TASK PROMPT: The listing below should be printed exactly, every line of it. Skip the pictures.
--- Start ---
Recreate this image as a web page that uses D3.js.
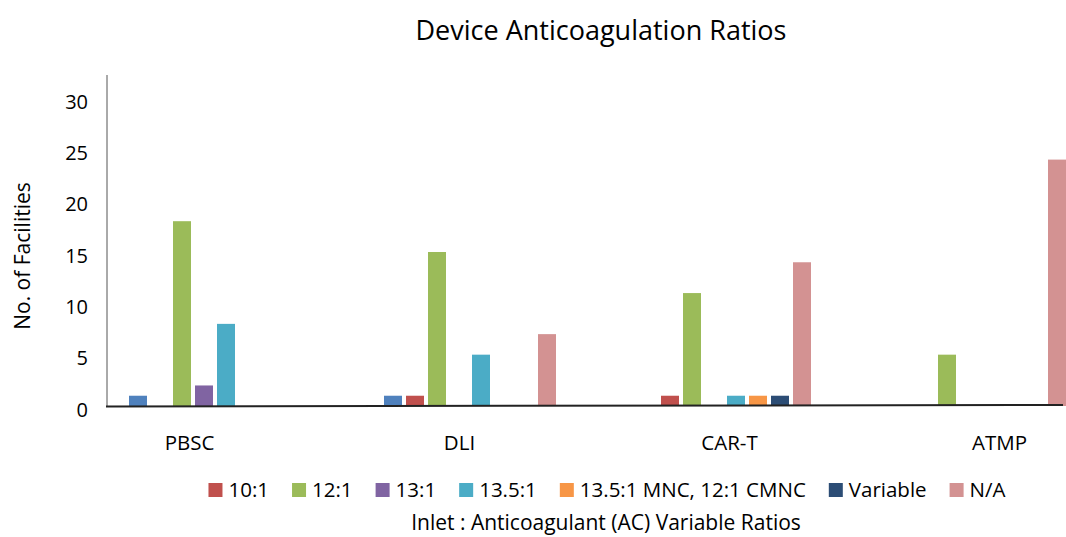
<!DOCTYPE html>
<html>
<head>
<meta charset="utf-8">
<script src="https://cdn.jsdelivr.net/npm/d3@7"></script>
<style>
  body { margin: 0; background: #fff; }
  text { font-family: "Open Sans", sans-serif; fill: #000; }
</style>
</head>
<body>
<div id="vis"></div>
<script>
// categories and series
var categories = ["PBSC", "DLI", "CAR-T", "ATMP"];
var seriesNames = ["", "10:1", "12:1", "13:1", "13.5:1", "13.5:1 MNC, 12:1 CMNC", "Variable", "N/A"];
var colors = ["#4F81BD", "#C0504D", "#9BBB59", "#8064A2", "#4BACC6", "#F79646", "#2C4D75", "#D39292"];

var unnamed   = [1, 1, 0, 0];
var r10       = [0, 1, 1, 0];
var r12       = [18, 15, 11, 5];
var r13       = [2, 0, 0, 0];
var r135      = [8, 5, 1, 0];
var r135mnc   = [0, 0, 1, 0];
var variable  = [0, 0, 1, 0];
var na        = [0, 7, 14, 24];
var seriesValues = [unnamed, r10, r12, r13, r135, r135mnc, variable, na];

var yTicks = [0, 5, 10, 15, 20, 25, 30];

var width = 1066, height = 537;
var x0 = 107, xEnd = 1063, yBase = 406, yTop = 98;

var svg = d3.select("#vis")
    .append("svg")
    .attr("width", width)
    .attr("height", height);

// category band (step 255), inner band for series
var x = d3.scaleBand().domain(categories).range([x0, x0 + 255 * 4]);
var xInner = d3.scaleBand().domain(d3.range(seriesNames.length))
    .range([20, 196]).paddingInner(4 / 22).paddingOuter(2 / 22);
var xLabel = d3.scalePoint().domain(categories).range([189, 999]);
var y = d3.scaleLinear().domain([0, 30]).range([yBase, yTop]);

// title
svg.append("text")
    .attr("x", 601).attr("y", 40)
    .attr("text-anchor", "middle")
    .style("font-size", "27px")
    .text("Device Anticoagulation Ratios");

// bars
var rows = [];
categories.forEach(function (c, ci) {
    seriesValues.forEach(function (vals, si) {
        if (vals[ci] > 0) rows.push({ cat: c, s: si, v: vals[ci] });
    });
});

svg.append("g").selectAll("rect")
    .data(rows)
    .enter()
    .append("rect")
    .attr("x", d => x(d.cat) + xInner(d.s))
    .attr("width", xInner.bandwidth())
    .attr("y", d => y(d.v))
    .attr("height", d => y(0) - y(d.v))
    .attr("fill", d => colors[d.s]);

// y axis
var yAxis = d3.axisLeft(y).tickValues(yTicks).tickSize(0).tickPadding(19);
var gy = svg.append("g")
    .attr("transform", "translate(" + x0 + ",0)")
    .call(yAxis);
gy.select(".domain").remove();
gy.selectAll("text")
    .style("font-size", "20px")
    .attr("dy", "0.5em");
svg.append("line")
    .attr("x1", x0).attr("x2", x0)
    .attr("y1", 75).attr("y2", yBase)
    .attr("stroke", "#555").attr("stroke-width", 1);

// x axis
var xAxis = d3.axisBottom(xLabel).tickSize(0).tickPadding(29);
var gx = svg.append("g")
    .attr("transform", "translate(0," + yBase + ")")
    .call(xAxis);
gx.select(".domain").remove();
gx.selectAll("text").style("font-size", "20.5px");
svg.append("line")
    .attr("x1", x0 - 1).attr("x2", xEnd)
    .attr("y1", yBase + 0.5).attr("y2", yBase - 1)
    .attr("stroke", "#222").attr("stroke-width", 2);

// y label
svg.append("text")
    .attr("transform", "translate(30,256) rotate(-90)")
    .attr("text-anchor", "middle")
    .style("font-size", "21px")
    .text("No. of Facilities");

// legend
var legend = svg.append("g");
var lx = 0;
seriesNames.forEach(function (name, i) {
    if (name === "") return;
    var g = legend.append("g").attr("transform", "translate(" + lx + ",0)");
    g.append("rect")
        .attr("x", 0).attr("y", -7)
        .attr("width", 14).attr("height", 14)
        .attr("fill", colors[i]);
    var t = g.append("text")
        .attr("x", 20).attr("y", 0)
        .attr("dy", "0.35em")
        .style("font-size", "20.5px")
        .text(name);
    lx += 20 + t.node().getComputedTextLength() + 23;
});
var legendW = lx - 23;
legend.attr("transform", "translate(" + (607 - legendW / 2) + ",490)");

// x axis title
svg.append("text")
    .attr("x", 606).attr("y", 530)
    .attr("text-anchor", "middle")
    .style("font-size", "21px")
    .text("Inlet : Anticoagulant (AC) Variable Ratios");
</script>
</body>
</html>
--- End ---
IN RESPONSE:
Recreate this image as a web page that uses D3.js.
<!DOCTYPE html>
<html>
<head>
<meta charset="utf-8">
<script src="https://cdn.jsdelivr.net/npm/d3@7"></script>
<style>
  body { margin: 0; background: #fff; }
  text { font-family: "Open Sans", sans-serif; fill: #000; }
</style>
</head>
<body>
<div id="vis"></div>
<script>
// categories and series
var categories = ["PBSC", "DLI", "CAR-T", "ATMP"];
var seriesNames = ["", "10:1", "12:1", "13:1", "13.5:1", "13.5:1 MNC, 12:1 CMNC", "Variable", "N/A"];
var colors = ["#4F81BD", "#C0504D", "#9BBB59", "#8064A2", "#4BACC6", "#F79646", "#2C4D75", "#D39292"];

var unnamed   = [1, 1, 0, 0];
var r10       = [0, 1, 1, 0];
var r12       = [18, 15, 11, 5];
var r13       = [2, 0, 0, 0];
var r135      = [8, 5, 1, 0];
var r135mnc   = [0, 0, 1, 0];
var variable  = [0, 0, 1, 0];
var na        = [0, 7, 14, 24];
var seriesValues = [unnamed, r10, r12, r13, r135, r135mnc, variable, na];

var yTicks = [0, 5, 10, 15, 20, 25, 30];

var width = 1066, height = 537;
var x0 = 107, xEnd = 1063, yBase = 406, yTop = 98;

var svg = d3.select("#vis")
    .append("svg")
    .attr("width", width)
    .attr("height", height);

// category band (step 255), inner band for series
var x = d3.scaleBand().domain(categories).range([x0, x0 + 255 * 4]);
var xInner = d3.scaleBand().domain(d3.range(seriesNames.length))
    .range([20, 196]).paddingInner(4 / 22).paddingOuter(2 / 22);
var xLabel = d3.scalePoint().domain(categories).range([189, 999]);
var y = d3.scaleLinear().domain([0, 30]).range([yBase, yTop]);

// title
svg.append("text")
    .attr("x", 601).attr("y", 40)
    .attr("text-anchor", "middle")
    .style("font-size", "27px")
    .text("Device Anticoagulation Ratios");

// bars
var rows = [];
categories.forEach(function (c, ci) {
    seriesValues.forEach(function (vals, si) {
        if (vals[ci] > 0) rows.push({ cat: c, s: si, v: vals[ci] });
    });
});

svg.append("g").selectAll("rect")
    .data(rows)
    .enter()
    .append("rect")
    .attr("x", d => x(d.cat) + xInner(d.s))
    .attr("width", xInner.bandwidth())
    .attr("y", d => y(d.v))
    .attr("height", d => y(0) - y(d.v))
    .attr("fill", d => colors[d.s]);

// y axis
var yAxis = d3.axisLeft(y).tickValues(yTicks).tickSize(0).tickPadding(19);
var gy = svg.append("g")
    .attr("transform", "translate(" + x0 + ",0)")
    .call(yAxis);
gy.select(".domain").remove();
gy.selectAll("text")
    .style("font-size", "20px")
    .attr("dy", "0.5em");
svg.append("line")
    .attr("x1", x0).attr("x2", x0)
    .attr("y1", 75).attr("y2", yBase)
    .attr("stroke", "#555").attr("stroke-width", 1);

// x axis
var xAxis = d3.axisBottom(xLabel).tickSize(0).tickPadding(29);
var gx = svg.append("g")
    .attr("transform", "translate(0," + yBase + ")")
    .call(xAxis);
gx.select(".domain").remove();
gx.selectAll("text").style("font-size", "20.5px");
svg.append("line")
    .attr("x1", x0 - 1).attr("x2", xEnd)
    .attr("y1", yBase + 0.5).attr("y2", yBase - 1)
    .attr("stroke", "#222").attr("stroke-width", 2);

// y label
svg.append("text")
    .attr("transform", "translate(30,256) rotate(-90)")
    .attr("text-anchor", "middle")
    .style("font-size", "21px")
    .text("No. of Facilities");

// legend
var legend = svg.append("g");
var lx = 0;
seriesNames.forEach(function (name, i) {
    if (name === "") return;
    var g = legend.append("g").attr("transform", "translate(" + lx + ",0)");
    g.append("rect")
        .attr("x", 0).attr("y", -7)
        .attr("width", 14).attr("height", 14)
        .attr("fill", colors[i]);
    var t = g.append("text")
        .attr("x", 20).attr("y", 0)
        .attr("dy", "0.35em")
        .style("font-size", "20.5px")
        .text(name);
    lx += 20 + t.node().getComputedTextLength() + 23;
});
var legendW = lx - 23;
legend.attr("transform", "translate(" + (607 - legendW / 2) + ",490)");

// x axis title
svg.append("text")
    .attr("x", 606).attr("y", 530)
    .attr("text-anchor", "middle")
    .style("font-size", "21px")
    .text("Inlet : Anticoagulant (AC) Variable Ratios");
</script>
</body>
</html>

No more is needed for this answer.